**DATA EXTRACT:**
------

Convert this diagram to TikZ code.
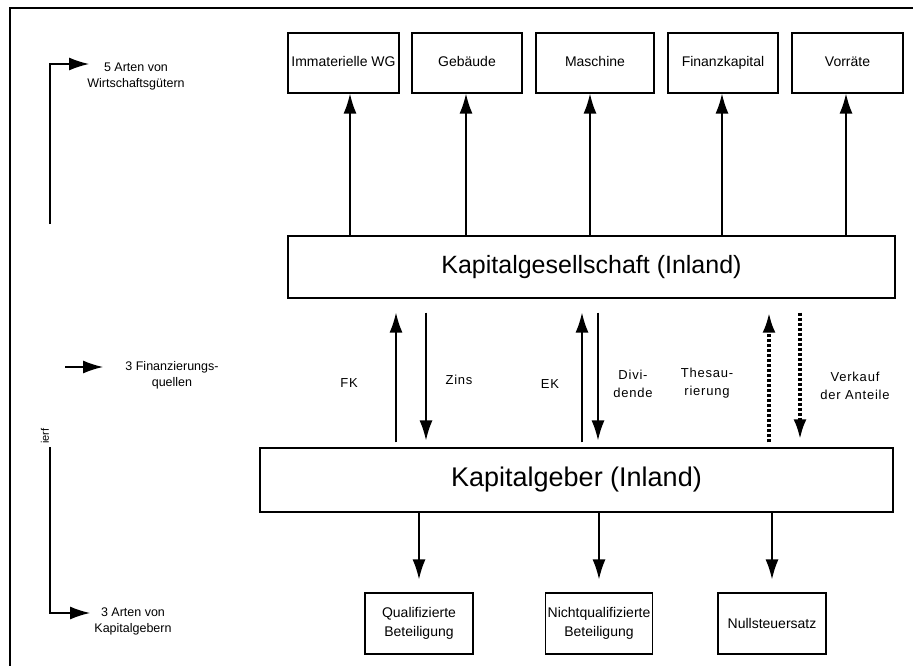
\documentclass[tikz,border=0pt]{standalone}
\usepackage{fontspec}
\setmainfont{Liberation Sans}
\usetikzlibrary{arrows.meta}
\begin{document}
\begin{tikzpicture}[x=1pt,y=-1pt,
  wgbox/.style={draw,line width=1.3pt,minimum height=60pt,inner sep=0pt,text height=10pt,text depth=3pt,font=\fontsize{14}{16}\selectfont},
  bigbox/.style={draw,line width=1.3pt,inner sep=0pt,text height=18pt,text depth=6pt},
  botbox/.style={draw,line width=1.3pt,minimum height=61pt,inner sep=0pt,align=center,font=\fontsize{14}{18.5}\selectfont},
  arr/.style={line width=1.4pt,-{Latex[length=20pt,width=13pt]}},
  dotarr/.style={line width=3.4pt,dash pattern=on 3pt off 2pt,-{Latex[length=20pt,width=13pt]}},
  lab/.style={align=center,inner sep=0pt,font=\fontsize{12.5}{16}\selectfont},
  flab/.style={align=center,inner sep=0pt,font=\fontsize{13}{17.5}\selectfont\addfontfeatures{LetterSpace=6}},
  frame/.style={line width=1.5pt}
]
\useasboundingbox (0,0) rectangle (913,666);

% frame
\coordinate (fr1) at (913,8);
\coordinate (fr2) at (10,8);
\coordinate (fr3) at (10,666);
\draw[frame] (fr1) -- (fr2) -- (fr3);

% top boxes
\node[wgbox,minimum width=111pt] (imm) at (343.5,63) {Immaterielle WG};
\node[wgbox,minimum width=110pt] (geb) at (467,63) {Gebäude};
\node[wgbox,minimum width=118pt] (mas) at (595,63) {Maschine};
\node[wgbox,minimum width=110pt] (fin) at (723,63) {Finanzkapital};
\node[wgbox,minimum width=111pt] (vor) at (847.5,63) {Vorräte};

% main boxes
\node[bigbox,minimum width=607pt,minimum height=62pt,font=\fontsize{25}{30}\selectfont] (kg) at (591.5,267) {Kapitalgesellschaft (Inland)};
\node[bigbox,minimum width=633pt,minimum height=64pt,font=\fontsize{27}{32}\selectfont] (kgb) at (576.5,480) {Kapitalgeber (Inland)};

% bottom boxes
\node[botbox,minimum width=108pt] (qb) at (419,623.5) {Qualifizierte\\Beteiligung};
\node[botbox,minimum width=107pt] (nb) at (599,623.5) {Nichtqualifizierte\\Beteiligung};
\node[botbox,minimum width=108pt] (zb) at (772,623.5) {Nullsteuersatz};

% column coordinates
\coordinate (c1) at (350,0);
\coordinate (c2) at (466,0);
\coordinate (c3) at (590,0);
\coordinate (c4) at (722,0);
\coordinate (c5) at (846,0);
\coordinate (cfk) at (396,0);
\coordinate (czi) at (426,0);
\coordinate (cek) at (582,0);
\coordinate (cdi) at (598,0);
\coordinate (cth) at (769,0);
\coordinate (cve) at (800,0);

% arrows up to the goods
\draw[arr] (kg.north -| c1) -- (imm.south -| c1);
\draw[arr] (kg.north -| c2) -- (geb.south -| c2);
\draw[arr] (kg.north -| c3) -- (mas.south -| c3);
\draw[arr] (kg.north -| c4) -- (fin.south -| c4);
\draw[arr] (kg.north -| c5) -- (vor.south -| c5);

% financing flows
\draw[arr,shorten <=5pt,shorten >=14pt] (kgb.north -| cfk) -- (kg.south -| cfk);
\draw[arr,shorten <=14pt,shorten >=7pt] (kg.south -| czi) -- (kgb.north -| czi);
\draw[arr,shorten <=5pt,shorten >=14pt] (kgb.north -| cek) -- (kg.south -| cek);
\draw[arr,shorten <=14pt,shorten >=7pt] (kg.south -| cdi) -- (kgb.north -| cdi);
\draw[dotarr,shorten <=5pt,shorten >=14pt] (kgb.north -| cth) -- (kg.south -| cth);
\draw[dotarr,shorten <=14pt,shorten >=8pt] (kg.south -| cve) -- (kgb.north -| cve);

\node[flab] (lfk) at (349,383) {FK};
\node[flab] (lzi) at (459,380) {Zins};
\node[flab] (lek) at (550,384) {EK};
\node[flab] (ldi) at (633,384) {Divi-\\dende};
\node[flab] (lth) at (707,383) {Thesau-\\rierung};
\node[flab] (lve) at (855,386) {Verkauf\\der Anteile};

% arrows down to investor types
\draw[arr,shorten >=13pt] (kgb.south -| qb) -- (qb.north);
\draw[arr,shorten >=13pt] (kgb.south -| nb) -- (nb.north);
\draw[arr,shorten >=13pt] (kgb.south -| zb) -- (zb.north);

% left legend
\coordinate (l1b) at (50,224);
\coordinate (l1e) at (89,64);
\draw[arr] (l1b) |- (l1e);
\node[lab] (t1) at (136,76) {5 Arten von\\Wirtschaftsgütern};

\coordinate (l2s) at (65,367);
\coordinate (l2e) at (103,367);
\draw[arr] (l2s) -- (l2e);
\node[lab] (t2) at (172,375) {3 Finanzierungs-\\quellen};

\node[rotate=90,inner sep=0pt,font=\fontsize{11}{11}\selectfont] (ierf) at (45,436) {ierf};
\coordinate (l3s) at (50,447);
\coordinate (l3e) at (90,613);
\draw[arr] (l3s) |- (l3e);
\node[lab] (t3) at (133,621) {3 Arten von\\Kapitalgebern};
\end{tikzpicture}
\end{document}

------

**TASK REQUIREMENTS:** Write out again, exactly, the lines from the start of the listing up to the line containing "(0,0) rectangle (913,666);", with both ends and without pictures.

**CORRECT ANSWER:**
Convert this diagram to TikZ code.
\documentclass[tikz,border=0pt]{standalone}
\usepackage{fontspec}
\setmainfont{Liberation Sans}
\usetikzlibrary{arrows.meta}
\begin{document}
\begin{tikzpicture}[x=1pt,y=-1pt,
  wgbox/.style={draw,line width=1.3pt,minimum height=60pt,inner sep=0pt,text height=10pt,text depth=3pt,font=\fontsize{14}{16}\selectfont},
  bigbox/.style={draw,line width=1.3pt,inner sep=0pt,text height=18pt,text depth=6pt},
  botbox/.style={draw,line width=1.3pt,minimum height=61pt,inner sep=0pt,align=center,font=\fontsize{14}{18.5}\selectfont},
  arr/.style={line width=1.4pt,-{Latex[length=20pt,width=13pt]}},
  dotarr/.style={line width=3.4pt,dash pattern=on 3pt off 2pt,-{Latex[length=20pt,width=13pt]}},
  lab/.style={align=center,inner sep=0pt,font=\fontsize{12.5}{16}\selectfont},
  flab/.style={align=center,inner sep=0pt,font=\fontsize{13}{17.5}\selectfont\addfontfeatures{LetterSpace=6}},
  frame/.style={line width=1.5pt}
]
\useasboundingbox (0,0) rectangle (913,666);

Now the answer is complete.